Negar que en estos meses de “transformación de la justicia” hay resultados positivos sería una obcecación inútil. Tan inútil como no reconocer que la crisis judicial es sistémica, que tiene muchos años y que este Gobierno no la inauguró.
El país no podrá olvidar a Febres Cordero y sus tanques rodeando la Corte Suprema de Justicia, a Lucio Gutiérrez y su “pichicorte” o el “sorteo” de jueces en la era Correa.
Estas son expresiones extremas de una situación institucional que ha tenido un impacto negativo en muchos niveles de la vida del país: acumulación de poder, debilitamiento de la democracia, desprotección de derechos, inseguridad jurídica, impunidad e injusticia.

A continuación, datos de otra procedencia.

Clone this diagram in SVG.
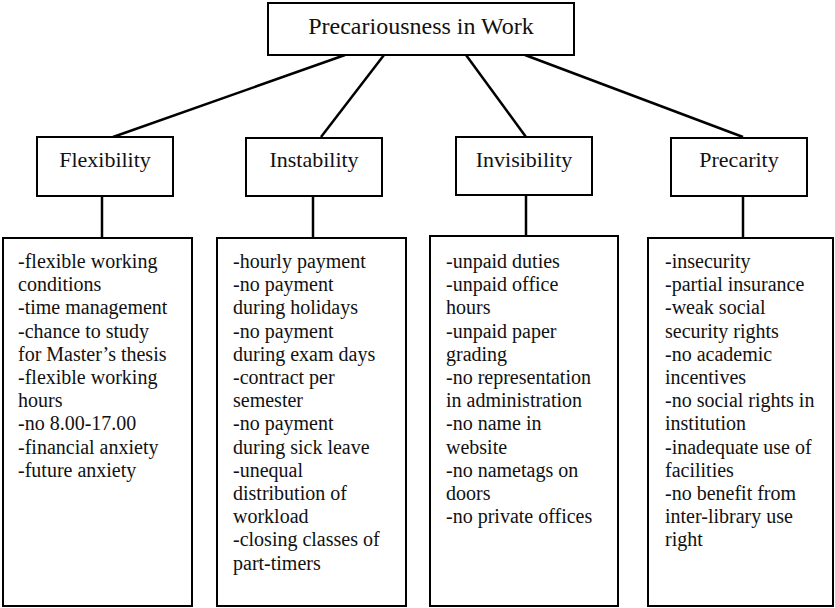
<svg xmlns="http://www.w3.org/2000/svg" width="835" height="608" viewBox="0 0 835 608">
<style>
.box{fill:#fff;stroke:#000;stroke-width:2}
.ln{stroke:#000;stroke-width:2.5;fill:none}
.title{font-family:"Liberation Serif","Times New Roman",serif;font-size:24px;fill:#111;text-anchor:middle}
.cat{font-family:"Liberation Serif","Times New Roman",serif;font-size:22px;fill:#111;text-anchor:middle}
.item{font-family:"Liberation Serif","Times New Roman",serif;font-size:20px;fill:#111}
</style>
<rect width="835" height="608" fill="#fff"/>
<g id="connectors">
<line class="ln" x1="345" y1="55" x2="113" y2="137"/>
<line class="ln" x1="384" y1="55" x2="321" y2="137"/>
<line class="ln" x1="466" y1="55" x2="526" y2="137"/>
<line class="ln" x1="525" y1="55" x2="743" y2="137"/>
<line class="ln" x1="102" y1="196" x2="102" y2="238"/>
<line class="ln" x1="313" y1="196" x2="313" y2="238"/>
<line class="ln" x1="526" y1="195" x2="526" y2="236"/>
<line class="ln" x1="743" y1="196" x2="743" y2="238"/>
</g>
<g id="root">
<rect class="box" x="268" y="3" width="306" height="52"/>
<text class="title" x="421" y="34">Precariousness in Work</text>
</g>
<g id="flexibility">
<rect class="box" x="37" y="137" width="136" height="59"/>
<text class="cat" x="105" y="167">Flexibility</text>
</g>
<g id="instability">
<rect class="box" x="246" y="138" width="136" height="58"/>
<text class="cat" x="314" y="167">Instability</text>
</g>
<g id="invisibility">
<rect class="box" x="456" y="137" width="136" height="58"/>
<text class="cat" x="524" y="167">Invisibility</text>
</g>
<g id="precarity">
<rect class="box" x="671" y="138" width="136" height="58"/>
<text class="cat" x="739" y="167">Precarity</text>
</g>
<g id="flexibility-list">
<rect class="box" x="3" y="238" width="189" height="368"/>
<text class="item" x="18" y="268">
<tspan x="18" dy="0">-flexible working</tspan>
<tspan x="18" dy="23.2">conditions</tspan>
<tspan x="18" dy="23.2">-time management</tspan>
<tspan x="18" dy="23.2">-chance to study</tspan>
<tspan x="18" dy="23.2">for Master’s thesis</tspan>
<tspan x="18" dy="23.2">-flexible working</tspan>
<tspan x="18" dy="23.2">hours</tspan>
<tspan x="18" dy="23.2">-no 8.00-17.00</tspan>
<tspan x="18" dy="23.2">-financial anxiety</tspan>
<tspan x="18" dy="23.2">-future anxiety</tspan>
</text>
</g>
<g id="instability-list">
<rect class="box" x="217" y="238" width="189" height="368"/>
<text class="item" x="233" y="268">
<tspan x="233" dy="0">-hourly payment</tspan>
<tspan x="233" dy="23.2">-no payment</tspan>
<tspan x="233" dy="23.2">during holidays</tspan>
<tspan x="233" dy="23.2">-no payment</tspan>
<tspan x="233" dy="23.2">during exam days</tspan>
<tspan x="233" dy="23.2">-contract per</tspan>
<tspan x="233" dy="23.2">semester</tspan>
<tspan x="233" dy="23.2">-no payment</tspan>
<tspan x="233" dy="23.2">during sick leave</tspan>
<tspan x="233" dy="23.2">-unequal</tspan>
<tspan x="233" dy="23.2">distribution of</tspan>
<tspan x="233" dy="23.2">workload</tspan>
<tspan x="233" dy="23.2">-closing classes of</tspan>
<tspan x="233" dy="23.2">part-timers</tspan>
</text>
</g>
<g id="invisibility-list">
<rect class="box" x="430" y="236" width="188" height="370"/>
<text class="item" x="446" y="268">
<tspan x="446" dy="0">-unpaid duties</tspan>
<tspan x="446" dy="23.2">-unpaid office</tspan>
<tspan x="446" dy="23.2">hours</tspan>
<tspan x="446" dy="23.2">-unpaid paper</tspan>
<tspan x="446" dy="23.2">grading</tspan>
<tspan x="446" dy="23.2">-no representation</tspan>
<tspan x="446" dy="23.2">in administration</tspan>
<tspan x="446" dy="23.2">-no name in</tspan>
<tspan x="446" dy="23.2">website</tspan>
<tspan x="446" dy="23.2">-no nametags on</tspan>
<tspan x="446" dy="23.2">doors</tspan>
<tspan x="446" dy="23.2">-no private offices</tspan>
</text>
</g>
<g id="precarity-list">
<rect class="box" x="648" y="238" width="185" height="368"/>
<text class="item" x="665" y="268">
<tspan x="665" dy="0">-insecurity</tspan>
<tspan x="665" dy="23.2">-partial insurance</tspan>
<tspan x="665" dy="23.2">-weak social</tspan>
<tspan x="665" dy="23.2">security rights</tspan>
<tspan x="665" dy="23.2">-no academic</tspan>
<tspan x="665" dy="23.2">incentives</tspan>
<tspan x="665" dy="23.2">-no social rights in</tspan>
<tspan x="665" dy="23.2">institution</tspan>
<tspan x="665" dy="23.2">-inadequate use of</tspan>
<tspan x="665" dy="23.2">facilities</tspan>
<tspan x="665" dy="23.2">-no benefit from</tspan>
<tspan x="665" dy="23.2">inter-library use</tspan>
<tspan x="665" dy="23.2">right</tspan>
</text>
</g>
</svg>
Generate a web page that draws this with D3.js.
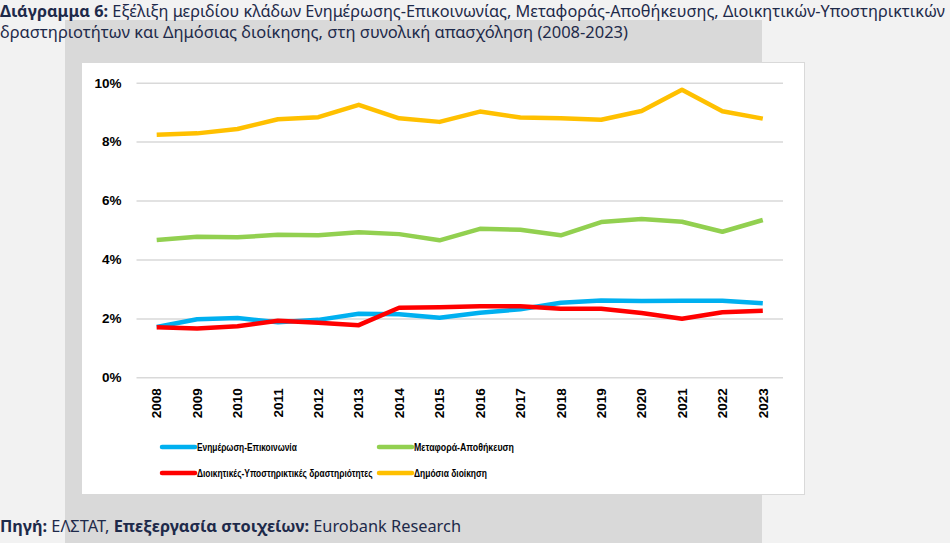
<!DOCTYPE html>
<html><head><meta charset="utf-8">
<script src="https://cdn.jsdelivr.net/npm/d3@7"></script>
<style>
html,body{margin:0;padding:0;background:#f2f2f2;}
svg{display:block;}
</style></head>
<body>
<script>
const years = ["2008","2009","2010","2011","2012","2013","2014","2015","2016","2017","2018","2019","2020","2021","2022","2023"];
const infoComm = [1.71,1.97,2.01,1.87,1.95,2.16,2.14,2.02,2.19,2.31,2.53,2.61,2.59,2.60,2.60,2.51];
const transport = [4.66,4.77,4.75,4.84,4.82,4.92,4.86,4.65,5.04,5.01,4.82,5.27,5.37,5.28,4.94,5.34];
const adminSupport = [1.70,1.66,1.73,1.92,1.85,1.77,2.36,2.38,2.41,2.41,2.33,2.33,2.18,1.99,2.21,2.26];
const publicAdmin = [8.23,8.28,8.43,8.76,8.83,9.25,8.79,8.67,9.02,8.82,8.79,8.74,9.04,9.76,9.03,8.78];
const yTicks = [0,2,4,6,8,10];
const seriesNames = ["Ενημέρωση-Επικοινωνία","Μεταφορά-Αποθήκευση","Διοικητικές-Υποστηρικτικές δραστηριότητες","Δημόσια διοίκηση"];
const seriesColors = ["#00b0f0","#92d050","#ff0000","#ffc000"];
const seriesData = [infoComm, transport, adminSupport, publicAdmin];

const W = 950, H = 543;
const svg = d3.select("body").append("svg").attr("width", W).attr("height", H);

svg.append("rect").attr("x",0).attr("y",0).attr("width",W).attr("height",H).attr("fill","#f2f2f2");
svg.append("rect").attr("x",65).attr("y",20).attr("width",697).attr("height",H-20).attr("fill","#d9d9d9");
svg.append("rect").attr("x",81.5).attr("y",62.5).attr("width",723).attr("height",432).attr("fill","#ffffff").attr("stroke","#d9d9d9").attr("stroke-width",1);

const titleFont = "'Noto Sans', sans-serif";
const t1 = svg.append("text").attr("x",0).attr("y",17).attr("font-family",titleFont).attr("font-size",15.5).attr("fill","#1e2a4a")
  .attr("textLength",945).attr("lengthAdjust","spacingAndGlyphs");
t1.append("tspan").attr("font-weight","bold").text("Διάγραμμα 6: ");
t1.append("tspan").text("Εξέλιξη μεριδίου κλάδων Ενημέρωσης-Επικοινωνίας, Μεταφοράς-Αποθήκευσης, Διοικητικών-Υποστηρικτικών");
svg.append("text").attr("x",0).attr("y",38).attr("font-family",titleFont).attr("font-size",15.5).attr("fill","#1e2a4a")
  .attr("textLength",628).attr("lengthAdjust","spacingAndGlyphs")
  .text("δραστηριοτήτων και Δημόσιας διοίκησης, στη συνολική απασχόληση (2008-2023)");

const ft = svg.append("text").attr("x",0).attr("y",532).attr("font-family",titleFont).attr("font-size",15.5).attr("fill","#1e2a4a")
  .attr("textLength",461).attr("lengthAdjust","spacingAndGlyphs");
ft.append("tspan").attr("font-weight","bold").text("Πηγή: ");
ft.append("tspan").text("ΕΛΣΤΑΤ, ");
ft.append("tspan").attr("font-weight","bold").text("Επεξεργασία στοιχείων: ");
ft.append("tspan").text("Eurobank Research");

const x = d3.scaleBand().domain(years).range([136.5, 783]);
const y = d3.scaleLinear().domain([0,10]).range([377.3, 82.7]);

const axisFont = "'Liberation Sans', Arial, sans-serif";
const yAxis = svg.append("g").attr("transform","translate(136.5,0)")
  .call(d3.axisLeft(y).tickValues(yTicks).tickSize(-(783-136.5)).tickFormat(d => d + "%"));
yAxis.select(".domain").remove();
yAxis.selectAll(".tick line").attr("stroke","#d9d9d9").attr("stroke-width",1.5);
yAxis.selectAll(".tick text").attr("x",-15).attr("font-family",axisFont).attr("font-weight","bold").attr("font-size",13.5).attr("fill","#000");

const xAxis = svg.append("g").attr("transform","translate(0,377.3)")
  .call(d3.axisBottom(x).tickSize(0));
xAxis.select(".domain").remove();
xAxis.selectAll(".tick text")
  .attr("font-family",axisFont).attr("font-weight","bold").attr("font-size",13.5).attr("fill","#000")
  .attr("transform","rotate(-90)").attr("x",-11).attr("y",0).attr("dy","0.35em").attr("text-anchor","end");

const line = d3.line().x((d,i) => x(years[i]) + x.bandwidth()/2).y(d => y(d));
seriesData.forEach((s, k) => {
  svg.append("path").datum(s).attr("d", line).attr("fill","none")
    .attr("stroke", seriesColors[k]).attr("stroke-width",4.5).attr("stroke-linejoin","round");
});

const legendPos = [[162,447],[379,447],[162,473],[379,473]];
const legendWidths = [100,100,176,73];
const legFont = "'Liberation Sans', Arial, sans-serif";
seriesNames.forEach((n, k) => {
  const [lx, ly] = legendPos[k];
  svg.append("line").attr("x1",lx).attr("x2",lx+33).attr("y1",ly).attr("y2",ly)
    .attr("stroke",seriesColors[k]).attr("stroke-width",4.5).attr("stroke-linecap","round");
  const g = svg.append("g");
  const t = g.append("text").attr("x",0).attr("y",0).attr("dy","0.35em")
    .attr("font-family",legFont).attr("font-weight","bold").attr("font-size",11).attr("fill","#000").text(n);
  const natural = t.node().getComputedTextLength();
  const sx = legendWidths[k] / natural;
  g.attr("transform", `translate(${lx+35},${ly}) scale(${sx},1)`);
});
</script>
</body></html>
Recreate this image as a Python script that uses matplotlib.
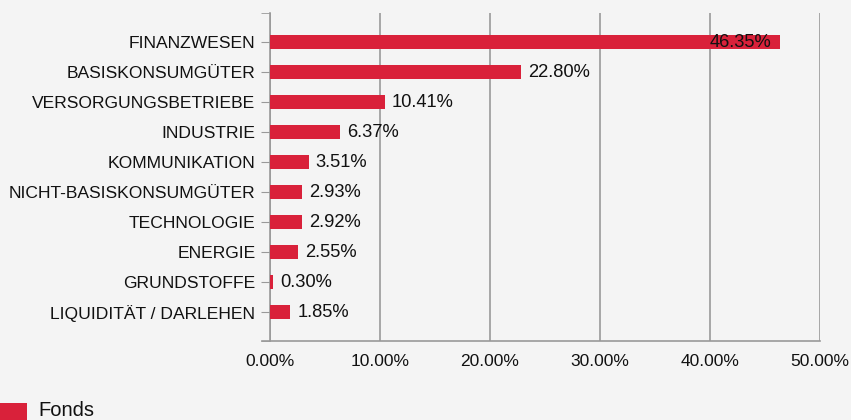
import matplotlib
matplotlib.use("Agg")
import matplotlib.pyplot as plt
from matplotlib.patches import Rectangle

# Data
categories = ["FINANZWESEN", "BASISKONSUMGÜTER", "VERSORGUNGSBETRIEBE", "INDUSTRIE",
              "KOMMUNIKATION", "NICHT-BASISKONSUMGÜTER", "TECHNOLOGIE", "ENERGIE",
              "GRUNDSTOFFE", "LIQUIDITÄT / DARLEHEN"]
values = [46.35, 22.80, 10.41, 6.37, 3.51, 2.93, 2.92, 2.55, 0.30, 1.85]
series_name = "Fonds"
xticks = [0, 10, 20, 30, 40, 50]

BG_COLOR = "#f4f4f4"
BAR_COLOR = "#d9213a"
GRID_COLOR = "#999999"
TEXT_COLOR = "#111111"

plt.rcParams.update({
    "font.family": ["Liberation Sans", "DejaVu Sans"],
    "font.size": 12.6,
})

fig = plt.figure(figsize=(8.51, 4.20), dpi=100, facecolor=BG_COLOR)
ax = fig.add_axes([270 / 851, 1 - 341 / 420, 550 / 851, 328 / 420])
ax.set_facecolor(BG_COLOR)

ypos = list(range(len(categories)))
bars = ax.barh(ypos, values, height=0.48, color=BAR_COLOR, edgecolor="none", zorder=3)

ax.set_xlim(0, 50)
ax.set_ylim(len(categories) - 1 + 0.97, -0.97)

# value labels: outside the bar, except when the bar is long enough
for bar, val in zip(bars, values):
    y = bar.get_y() + bar.get_height() / 2
    label = f"{val:.2f}%"
    if val > 45:
        ax.annotate(label, (val, y), xytext=(-6, -0.5), textcoords="offset points",
                    ha="right", va="center", color=TEXT_COLOR, fontsize=13.2, zorder=4)
    else:
        ax.annotate(label, (val, y), xytext=(5, -0.5), textcoords="offset points",
                    ha="left", va="center", color=TEXT_COLOR, fontsize=13.2, zorder=4)

ax.set_yticks(ypos)
ax.set_yticklabels(categories, color=TEXT_COLOR)
ax.set_yticks([len(categories) - 1 + 0.97, -0.97], minor=True)
ax.tick_params(axis="y", which="both", length=6.5, color=GRID_COLOR, pad=4)

ax.set_xticks(xticks)
ax.set_xticklabels([f"{t:.2f}%" for t in xticks], color=TEXT_COLOR)
ax.tick_params(axis="x", length=0, pad=9, labelsize=12.5)

ax.grid(axis="x", color=GRID_COLOR, linewidth=1.2, zorder=0)
ax.set_axisbelow(True)

for side in ["top", "right"]:
    ax.spines[side].set_visible(False)
for side in ["left", "bottom"]:
    ax.spines[side].set_color(GRID_COLOR)
    ax.spines[side].set_linewidth(1.2)
ax.spines["bottom"].set_bounds(-0.7, 50)

# legend at bottom-left
fig.patches.append(Rectangle((0, 0), 27 / 851, 17 / 420, transform=fig.transFigure,
                             facecolor=BAR_COLOR, edgecolor="none"))
fig.text(38 / 851, 10 / 420, series_name, ha="left", va="center", fontsize=14.5, color=TEXT_COLOR)

fig.savefig("out.png", dpi=100, facecolor=BG_COLOR)
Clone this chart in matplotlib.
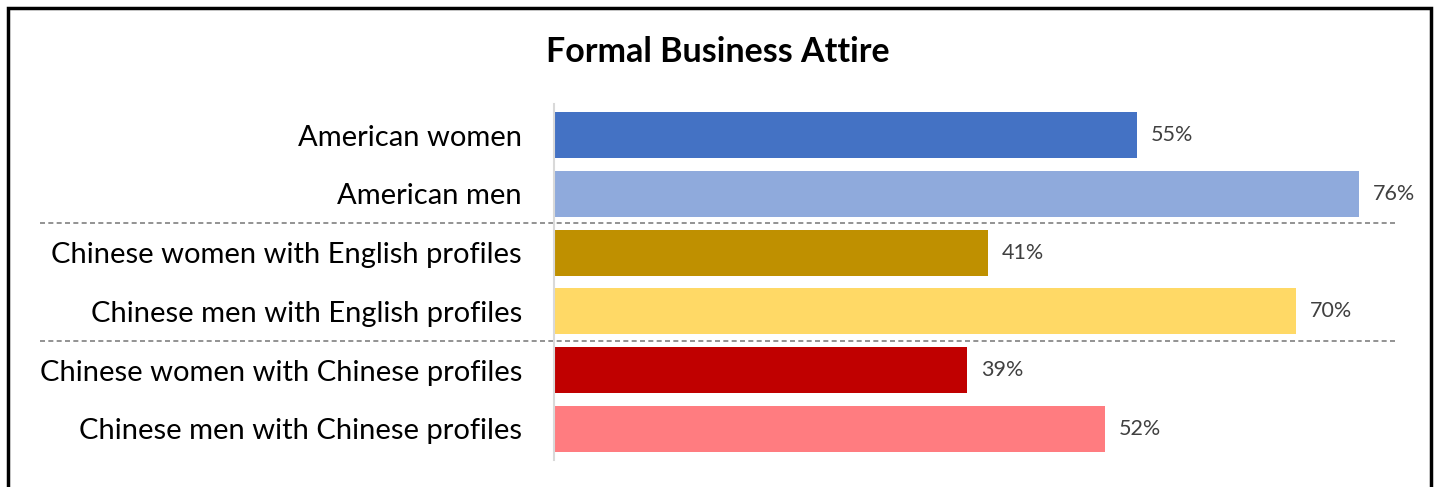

Después de todos estos años, el Ecuador tenía –y tiene- uno de los peores sistemas de justicia de la región: dependiente del poder político, poco confiable, ineficiente y lento.
El deterioro del sistema de justicia es resultado, en gran medida, de la acción de la política y los políticos; de la incompetencia de muchos abogados, jueces y judiciales, víctimas –a su vez- de una pésima formación universitaria; de la corrupción, presente en los pequeños actos cotidianos como la citación o el despacho de un escrito, hasta en la “compra” de sentencias o nulidades; de reformas legales equivocadas, hechas a medida de intereses concretos.
Por cierto, esto no significa desconocer que en el país tenemos cientos de funcionarios y jueces inteligentes y honrados . Así como también hay miles de abogados probos y capaces, que han sido arrastrados por el desprestigio generalizado.
La “metida de mano” en la justicia puede presentar muchos resultados positivos en lo cuantitativo; más personal, judicaturas, jueces y juezas; más causas despachadas, presupuesto, edificios, tecnología y sanciones disciplinarias. Pero reducir la evaluación de la reforma a un recuento contable de la inversión, a un inventario de construcciones, equipos y número de causas despachadas daría cuenta de que hemos perdido de vista que el rol más importante del Poder Judicial, en una democracia, es controlar el poder y para ello debe ser independiente.
“El juez no es propiamente un órgano del Estado-aparato. Frente a los demás poderes del Estado puede decirse incluso que es un contra-poder, en el doble sentido de que a él le corresponde el control sobre los actos inválidos y sobre los actos ilícitos, y por tanto sobre las agresiones, de todo tipo, a los derechos de los ciudadanos”, explica Luigi Ferrajoli.
La independencia es una condición de todo el sistema de justicia y debe garantizarse a cada juez una actuación libre de presión externa o interna, sea que provenga de otras funciones del Estado, del interior del sistema (jueces superiores y órganos disciplinarios) o de particulares. Sin independencia no hay reforma judicial que se sostenga, un proyecto de país requiere pensar más allá de la coyuntura política.